Objective —
Can the data below be set down again exactly, line for line?

Data block —
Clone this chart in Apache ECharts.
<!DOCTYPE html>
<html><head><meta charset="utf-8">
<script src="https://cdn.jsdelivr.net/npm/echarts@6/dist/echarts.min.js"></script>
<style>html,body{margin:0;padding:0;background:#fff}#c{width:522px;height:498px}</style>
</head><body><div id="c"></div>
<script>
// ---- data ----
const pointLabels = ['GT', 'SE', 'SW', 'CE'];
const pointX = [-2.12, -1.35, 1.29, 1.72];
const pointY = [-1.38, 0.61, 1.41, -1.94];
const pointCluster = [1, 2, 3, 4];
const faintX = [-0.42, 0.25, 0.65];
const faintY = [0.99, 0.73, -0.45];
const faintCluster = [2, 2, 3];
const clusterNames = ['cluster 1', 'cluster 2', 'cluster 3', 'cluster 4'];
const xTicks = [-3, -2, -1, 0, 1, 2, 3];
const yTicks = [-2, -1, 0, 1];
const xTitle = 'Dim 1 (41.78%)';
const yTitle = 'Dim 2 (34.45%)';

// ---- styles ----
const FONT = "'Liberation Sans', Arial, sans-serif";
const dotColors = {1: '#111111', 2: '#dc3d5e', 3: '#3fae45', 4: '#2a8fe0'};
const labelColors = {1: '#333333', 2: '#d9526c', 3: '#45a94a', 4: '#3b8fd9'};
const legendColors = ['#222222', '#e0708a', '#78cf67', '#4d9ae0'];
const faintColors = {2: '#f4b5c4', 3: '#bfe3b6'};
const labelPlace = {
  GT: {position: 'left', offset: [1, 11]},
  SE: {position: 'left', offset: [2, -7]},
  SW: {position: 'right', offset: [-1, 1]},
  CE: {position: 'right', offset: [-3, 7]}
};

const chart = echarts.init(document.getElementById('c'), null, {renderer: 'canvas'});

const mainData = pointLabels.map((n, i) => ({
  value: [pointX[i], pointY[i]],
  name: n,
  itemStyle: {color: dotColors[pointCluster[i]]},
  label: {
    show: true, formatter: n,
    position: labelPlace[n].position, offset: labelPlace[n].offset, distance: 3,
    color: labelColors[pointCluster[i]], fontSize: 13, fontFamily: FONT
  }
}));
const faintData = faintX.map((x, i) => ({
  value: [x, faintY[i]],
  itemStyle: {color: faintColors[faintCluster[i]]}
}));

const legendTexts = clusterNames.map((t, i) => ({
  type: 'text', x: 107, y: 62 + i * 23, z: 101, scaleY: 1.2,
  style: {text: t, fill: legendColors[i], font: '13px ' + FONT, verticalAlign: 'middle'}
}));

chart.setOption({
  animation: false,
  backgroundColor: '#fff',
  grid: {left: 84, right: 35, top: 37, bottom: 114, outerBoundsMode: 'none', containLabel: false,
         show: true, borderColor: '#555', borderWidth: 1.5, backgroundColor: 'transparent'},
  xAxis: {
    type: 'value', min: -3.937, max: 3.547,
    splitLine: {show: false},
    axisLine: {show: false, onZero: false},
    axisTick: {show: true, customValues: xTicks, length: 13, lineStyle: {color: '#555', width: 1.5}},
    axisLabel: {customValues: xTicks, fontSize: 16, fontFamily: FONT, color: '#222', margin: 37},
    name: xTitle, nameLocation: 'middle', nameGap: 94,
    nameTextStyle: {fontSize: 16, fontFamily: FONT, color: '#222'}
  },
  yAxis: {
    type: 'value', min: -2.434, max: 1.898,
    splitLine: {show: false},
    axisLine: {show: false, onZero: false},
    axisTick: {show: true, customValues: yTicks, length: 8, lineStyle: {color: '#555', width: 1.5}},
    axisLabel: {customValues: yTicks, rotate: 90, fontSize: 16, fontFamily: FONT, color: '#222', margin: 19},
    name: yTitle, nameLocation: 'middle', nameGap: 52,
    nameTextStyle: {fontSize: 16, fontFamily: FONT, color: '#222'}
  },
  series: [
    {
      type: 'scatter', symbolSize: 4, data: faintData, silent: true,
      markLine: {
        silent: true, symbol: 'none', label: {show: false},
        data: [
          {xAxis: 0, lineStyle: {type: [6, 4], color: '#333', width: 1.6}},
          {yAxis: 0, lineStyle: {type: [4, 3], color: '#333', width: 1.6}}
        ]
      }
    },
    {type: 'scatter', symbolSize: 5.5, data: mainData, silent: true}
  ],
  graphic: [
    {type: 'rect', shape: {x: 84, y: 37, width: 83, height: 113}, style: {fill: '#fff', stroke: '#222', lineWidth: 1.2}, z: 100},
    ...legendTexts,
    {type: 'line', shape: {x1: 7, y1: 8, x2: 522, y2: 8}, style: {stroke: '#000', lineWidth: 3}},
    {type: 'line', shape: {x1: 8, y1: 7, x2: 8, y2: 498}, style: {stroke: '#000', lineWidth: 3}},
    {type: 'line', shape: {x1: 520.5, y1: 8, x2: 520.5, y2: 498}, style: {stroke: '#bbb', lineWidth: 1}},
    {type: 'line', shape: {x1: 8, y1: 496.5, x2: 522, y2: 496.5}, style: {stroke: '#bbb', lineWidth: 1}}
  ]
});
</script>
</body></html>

Task solution —
Clone this chart in Apache ECharts.
<!DOCTYPE html>
<html><head><meta charset="utf-8">
<script src="https://cdn.jsdelivr.net/npm/echarts@6/dist/echarts.min.js"></script>
<style>html,body{margin:0;padding:0;background:#fff}#c{width:522px;height:498px}</style>
</head><body><div id="c"></div>
<script>
// ---- data ----
const pointLabels = ['GT', 'SE', 'SW', 'CE'];
const pointX = [-2.12, -1.35, 1.29, 1.72];
const pointY = [-1.38, 0.61, 1.41, -1.94];
const pointCluster = [1, 2, 3, 4];
const faintX = [-0.42, 0.25, 0.65];
const faintY = [0.99, 0.73, -0.45];
const faintCluster = [2, 2, 3];
const clusterNames = ['cluster 1', 'cluster 2', 'cluster 3', 'cluster 4'];
const xTicks = [-3, -2, -1, 0, 1, 2, 3];
const yTicks = [-2, -1, 0, 1];
const xTitle = 'Dim 1 (41.78%)';
const yTitle = 'Dim 2 (34.45%)';

// ---- styles ----
const FONT = "'Liberation Sans', Arial, sans-serif";
const dotColors = {1: '#111111', 2: '#dc3d5e', 3: '#3fae45', 4: '#2a8fe0'};
const labelColors = {1: '#333333', 2: '#d9526c', 3: '#45a94a', 4: '#3b8fd9'};
const legendColors = ['#222222', '#e0708a', '#78cf67', '#4d9ae0'];
const faintColors = {2: '#f4b5c4', 3: '#bfe3b6'};
const labelPlace = {
  GT: {position: 'left', offset: [1, 11]},
  SE: {position: 'left', offset: [2, -7]},
  SW: {position: 'right', offset: [-1, 1]},
  CE: {position: 'right', offset: [-3, 7]}
};

const chart = echarts.init(document.getElementById('c'), null, {renderer: 'canvas'});

const mainData = pointLabels.map((n, i) => ({
  value: [pointX[i], pointY[i]],
  name: n,
  itemStyle: {color: dotColors[pointCluster[i]]},
  label: {
    show: true, formatter: n,
    position: labelPlace[n].position, offset: labelPlace[n].offset, distance: 3,
    color: labelColors[pointCluster[i]], fontSize: 13, fontFamily: FONT
  }
}));
const faintData = faintX.map((x, i) => ({
  value: [x, faintY[i]],
  itemStyle: {color: faintColors[faintCluster[i]]}
}));

const legendTexts = clusterNames.map((t, i) => ({
  type: 'text', x: 107, y: 62 + i * 23, z: 101, scaleY: 1.2,
  style: {text: t, fill: legendColors[i], font: '13px ' + FONT, verticalAlign: 'middle'}
}));

chart.setOption({
  animation: false,
  backgroundColor: '#fff',
  grid: {left: 84, right: 35, top: 37, bottom: 114, outerBoundsMode: 'none', containLabel: false,
         show: true, borderColor: '#555', borderWidth: 1.5, backgroundColor: 'transparent'},
  xAxis: {
    type: 'value', min: -3.937, max: 3.547,
    splitLine: {show: false},
    axisLine: {show: false, onZero: false},
    axisTick: {show: true, customValues: xTicks, length: 13, lineStyle: {color: '#555', width: 1.5}},
    axisLabel: {customValues: xTicks, fontSize: 16, fontFamily: FONT, color: '#222', margin: 37},
    name: xTitle, nameLocation: 'middle', nameGap: 94,
    nameTextStyle: {fontSize: 16, fontFamily: FONT, color: '#222'}
  },
  yAxis: {
    type: 'value', min: -2.434, max: 1.898,
    splitLine: {show: false},
    axisLine: {show: false, onZero: false},
    axisTick: {show: true, customValues: yTicks, length: 8, lineStyle: {color: '#555', width: 1.5}},
    axisLabel: {customValues: yTicks, rotate: 90, fontSize: 16, fontFamily: FONT, color: '#222', margin: 19},
    name: yTitle, nameLocation: 'middle', nameGap: 52,
    nameTextStyle: {fontSize: 16, fontFamily: FONT, color: '#222'}
  },
  series: [
    {
      type: 'scatter', symbolSize: 4, data: faintData, silent: true,
      markLine: {
        silent: true, symbol: 'none', label: {show: false},
        data: [
          {xAxis: 0, lineStyle: {type: [6, 4], color: '#333', width: 1.6}},
          {yAxis: 0, lineStyle: {type: [4, 3], color: '#333', width: 1.6}}
        ]
      }
    },
    {type: 'scatter', symbolSize: 5.5, data: mainData, silent: true}
  ],
  graphic: [
    {type: 'rect', shape: {x: 84, y: 37, width: 83, height: 113}, style: {fill: '#fff', stroke: '#222', lineWidth: 1.2}, z: 100},
    ...legendTexts,
    {type: 'line', shape: {x1: 7, y1: 8, x2: 522, y2: 8}, style: {stroke: '#000', lineWidth: 3}},
    {type: 'line', shape: {x1: 8, y1: 7, x2: 8, y2: 498}, style: {stroke: '#000', lineWidth: 3}},
    {type: 'line', shape: {x1: 520.5, y1: 8, x2: 520.5, y2: 498}, style: {stroke: '#bbb', lineWidth: 1}},
    {type: 'line', shape: {x1: 8, y1: 496.5, x2: 522, y2: 496.5}, style: {stroke: '#bbb', lineWidth: 1}}
  ]
});
</script>
</body></html>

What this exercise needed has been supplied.